Towards the end of Szpilman’s ordeal, a German officer finds him in hiding. The officer asks him what he does and then asks him to play the piano. After Szpilman performs a beautiful rendering of a Chopin Ballade, the officer spares him and later assists him–the Germans are about to retreat as Russian forces arrive in Warsaw. At the end, Szpilman is seen in white tie, playing with a symphony in a grand hall. Polanski’spresentation of the German officer seems meant to suggest that not all the Nazis were heartless perpetrators, but one can’t but help to wonder if the outcome would have been the same if Szpilman had run into the same officer before defeat was imminent or, for that matter, if he had been a plumber rather than a pianist. And for the camera to pan to a picture on the officer’s desk of his wife and children seems facile–were none of the Nazi bullies and sadists Polanski showed earlier also family men?

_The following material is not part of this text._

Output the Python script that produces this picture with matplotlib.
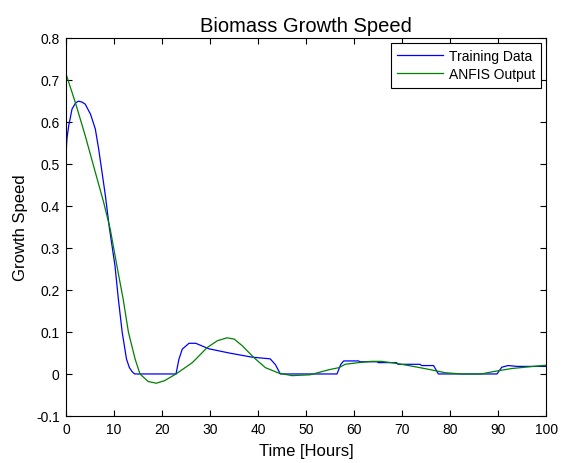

Polanski’s emphasis throughout is on Szpilman’s tunnel vision of the world as a place for him to play the piano and his mostly detached emotional response to the devastation engulfing him. Little else is revealed of him, no clue is offered as to further complexity in his personality; he remains a cipher, a cinematic device. The Pianist is a virtuoso piece of filmmaking from a technical and visually aesthetic point of view, but Polanski’s choice of emotional distance as his mode and the choice of Szpilman as hero combine to make the film a miscalculated disappointment.